The cryptocurrency market has been rocked by a sharp selloff following the recent implementation of U.S. President Donald Trump’s tariffs on Chinese goods. In the wake of these measures, Bitcoin saw a 4.1% drop, trading at $76,550, while Ethereum endured an even steeper fall, losing 8.3% and hitting its lowest price point since March 2023.
Bitcoin’s decline intensified late Tuesday, falling briefly below the $75,000 threshold just hours before the tariffs came into effect. This marks a notable 30% decrease from its January high of $109,000, which was reached just before Trump’s inauguration.
Ethereum, the second-largest cryptocurrency by market capitalization, has experienced an even more severe downturn. At $1,435.43, it now sits 70% below its all-time high of $4,891.70, which was achieved in November 2021.
The selloff has not been limited to the top two cryptocurrencies. Other major altcoins have also taken significant hits. Dogecoin dropped 16.3% in the last 24 hours, while Solana and Cardano saw weekly declines of 18% and 23.7%, respectively.
According to CoinGlass, a platform that tracks liquidation data, the total liquidations in the crypto market reached a staggering $411 million over the past 24 hours, signaling widespread distress among traders.
This sharp downturn in the cryptocurrency market reflects broader instability in global financial markets. Asian markets saw steep losses on Wednesday, with Japan’s Nikkei 225 falling 2.6% and Australia’s ASX 200 dropping 2%. Meanwhile, the U.S. stock market also continued its slide, with the S&P 500 dipping 1.5% on Tuesday, bringing its total losses since mid-February to nearly 20%, signaling the potential onset of a bear market.

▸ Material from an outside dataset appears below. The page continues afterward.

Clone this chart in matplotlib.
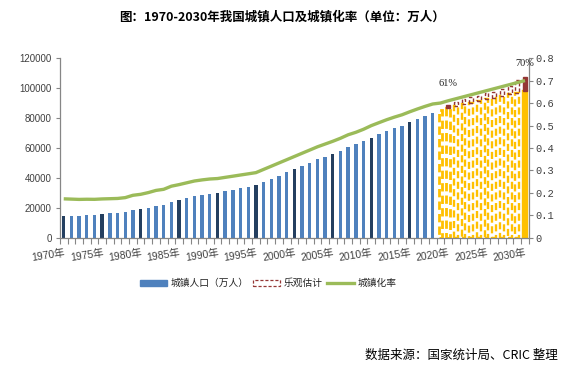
import matplotlib
matplotlib.use("Agg")
import matplotlib.pyplot as plt
from matplotlib.patches import Patch
from matplotlib.lines import Line2D
import matplotlib.transforms as mtransforms

plt.rcParams['font.family'] = ['Noto Sans CJK SC', 'DejaVu Sans']

# ---------------- data ----------------
years = list(range(1970, 2031))
hist_years = list(range(1970, 2019))
urban_pop = [14424, 14711, 14935, 15345, 15595, 16030, 16341, 16669, 17245, 18495,
             19140, 20171, 21480, 22274, 24017, 25094, 26366, 27674, 28661, 29540,
             30195, 31203, 32175, 33173, 34169, 35174, 37304, 39449, 41608, 43748,
             45906, 48064, 50212, 52376, 54283, 56212, 58288, 60633, 62403, 64512,
             66978, 69079, 71182, 73111, 74916, 77116, 79298, 81347, 83137]
fc_years = list(range(2019, 2031))
fc_base = [85500, 86800, 88200, 89100, 90200, 91300, 92500, 93500, 94700, 95800, 97000, 97800]
fc_optimistic = [85500, 88700, 90900, 92500, 93800, 94700, 96500, 97500, 99300, 101500, 105300, 107500]
urban_rate = [0.1738, 0.1726, 0.1713, 0.1720, 0.1716, 0.1734, 0.1744, 0.1755, 0.1792, 0.1896,
              0.1939, 0.2016, 0.2113, 0.2162, 0.2301, 0.2371, 0.2452, 0.2532, 0.2581, 0.2621,
              0.2641, 0.2694, 0.2746, 0.2799, 0.2851, 0.2904, 0.3048, 0.3191, 0.3335, 0.3478,
              0.3622, 0.3766, 0.3909, 0.4053, 0.4176, 0.4299, 0.4434, 0.4589, 0.4699, 0.4834,
              0.4995, 0.5127, 0.5257, 0.5373, 0.5477, 0.5610, 0.5735, 0.5852, 0.5958,
              0.6000, 0.6100, 0.6190, 0.6280, 0.6370, 0.6460, 0.6550, 0.6640, 0.6730, 0.6820,
              0.6910, 0.7000]
label_years = list(range(1970, 2031, 5))
rate_labels = {2020: '61%', 2030: '70%'}
left_ticks = [0, 20000, 40000, 60000, 80000, 100000, 120000]
right_ticks = [0, 0.1, 0.2, 0.3, 0.4, 0.5, 0.6, 0.7, 0.8]

title = '图：1970-2030年我国城镇人口及城镇化率（单位：万人）'
source = '数据来源：国家统计局、CRIC 整理'

# ---------------- colours ----------------
BLUE = '#4F81BD'
DARK = '#243F60'
YELLOW = '#FFC000'
BROWN = '#943634'
GREEN = '#9BBB59'
AXC = '#868686'
TXT = '#404040'

fig = plt.figure(figsize=(5.65, 3.70), dpi=100)
ax = fig.add_axes([0.106, 0.357, 0.830, 0.486])
ax2 = ax.twinx()

idx = {y: i for i, y in enumerate(years)}

# historical bars
hx = [idx[y] for y in hist_years]
hcol = [DARK if y % 5 == 0 else BLUE for y in hist_years]
ax.bar(hx, urban_pop, width=0.44, color=hcol, zorder=2)

# forecast bars
for k, y in enumerate(fc_years):
    x = idx[y]
    solid = (y == fc_years[-1])
    ax.bar(x, fc_base[k], width=0.5 if not solid else 0.45,
           facecolor=YELLOW if solid else 'none',
           edgecolor=YELLOW, linewidth=2.0 if k < 2 else 1.7,
           linestyle='-' if solid else (0, (3, 1.5)), zorder=2)
    inc = fc_optimistic[k] - fc_base[k]
    if inc > 0:
        solid_top = (y == fc_years[1]) or (y == fc_years[-1])
        ax.bar(x, inc, bottom=fc_base[k], width=0.5 if not solid_top else 0.45,
               facecolor=BROWN if solid_top else 'none',
               edgecolor=BROWN, linewidth=1.0,
               linestyle='-' if solid_top else (0, (2.5, 1.5)), zorder=2)

# line on secondary axis
ax2.plot(range(len(years)), urban_rate, color=GREEN, lw=2.4, zorder=3,
         solid_capstyle='butt')
for y, t in rate_labels.items():
    ax2.text(idx[y], urban_rate[idx[y]] + 0.075, t, ha='center', va='center',
             fontsize=7.5, color='#222222', family=['Liberation Serif', 'DejaVu Sans'])

# axes formatting
ax.set_xlim(-0.5, len(years) - 0.5)
ax.set_ylim(0, 120000)
ax2.set_ylim(0, 0.8)
ax.set_yticks(left_ticks)
ax.set_yticklabels([str(v) for v in left_ticks], fontsize=7, color=TXT,
                   family=['Liberation Sans', 'DejaVu Sans'])
ax2.set_yticks(right_ticks)
ax2.set_yticklabels(['0' if v == 0 else f'{v:.1f}' for v in right_ticks], fontsize=7.5,
                    color=TXT, family=['Liberation Mono', 'DejaVu Sans Mono'])
ax.set_xticks([i - 0.5 for i in range(len(years) + 1)])
ax.set_xticklabels([])
ax.tick_params(axis='x', length=4, color=AXC, width=0.8)
ax.tick_params(axis='y', length=3, color=AXC, width=0.8, pad=3)
ax2.tick_params(axis='y', length=3, color=AXC, width=0.8, pad=2)

for a in (ax, ax2):
    a.spines['top'].set_visible(False)
    for s in ('left', 'right', 'bottom'):
        a.spines[s].set_color(AXC)
        a.spines[s].set_linewidth(0.9)
ax.spines['right'].set_visible(False)
ax2.spines['left'].set_visible(False)
ax2.spines['bottom'].set_visible(False)

# rotated year labels
trans = mtransforms.blended_transform_factory(ax.transData, ax.transAxes)
for y in label_years:
    ax.text(idx[y] + 0.05, -0.055, f'{y}年', transform=trans, ha='right', va='top',
            rotation=9, rotation_mode='anchor', fontsize=7.5, color=TXT,
            family=['Liberation Sans', 'Noto Sans CJK SC'])

# legend
handles = [Patch(facecolor=BLUE, edgecolor=BLUE),
           Patch(facecolor='none', edgecolor=BROWN, linestyle=(0, (2.5, 1.5)), linewidth=0.9),
           Line2D([0], [0], color=GREEN, lw=2.4)]
labels = ['城镇人口（万人）', '乐观估计', '城镇化率']
fig.legend(handles, labels, loc='center', bbox_to_anchor=(0.475, 0.235), ncol=3,
           frameon=False, fontsize=7, handlelength=2.8, handleheight=0.6,
           columnspacing=0.4, handletextpad=0.4, labelcolor='#222222')

fig.text(0.50, 0.953, title, ha='center', va='center', fontsize=9, fontweight='heavy',
         color='#000000')
fig.text(0.988, 0.04, source, ha='right', va='center', fontsize=9, color='#000000')

fig.savefig('out.png', dpi=100)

The turbulence in financial markets coincides with key movements in the bond market, where the 10-year Treasury yield surged between 4.2% and 4.4% late Tuesday, marking one of the fastest intraday increases since World War II. Additionally, the first Treasury auction of three-year notes since Trump’s controversial “Liberation Day” saw the weakest demand since late 2023.
Trump’s Tariff Escalation and Global Reaction
The intensification of the U.S.-China trade war came with the announcement of a 104% tariff on Chinese imports, following China’s failure to meet a deadline to lift its retaliatory tariffs. Press Secretary Karoline Leavitt confirmed that these new tariffs would take effect on April 9. Leavitt also reiterated President Trump’s stance, emphasizing, “The president, when America is punched, he punches back harder.”
Trump had previously declared April 4 as “Liberation Day” in a move to escalate his trade policies, announcing a new list of tariffs that was met with mixed reactions globally. While some nations sought to negotiate better trade terms, China responded with its own countermeasures, imposing a 34% reciprocal tariff on U.S. imports. In a strongly worded statement, China vowed to “fight to the end,” accusing the U.S. of engaging in economic “blackmail.”
The Trump administration has defended these measures, accusing China of using unfair trade practices and non-market policies to dominate key manufacturing industries and decimate U.S. industries.
The ripple effects of these trade tensions are being felt across global markets, as the latest tariffs and escalating trade war continue to create uncertainty, both in traditional financial markets and in the volatile cryptocurrency space.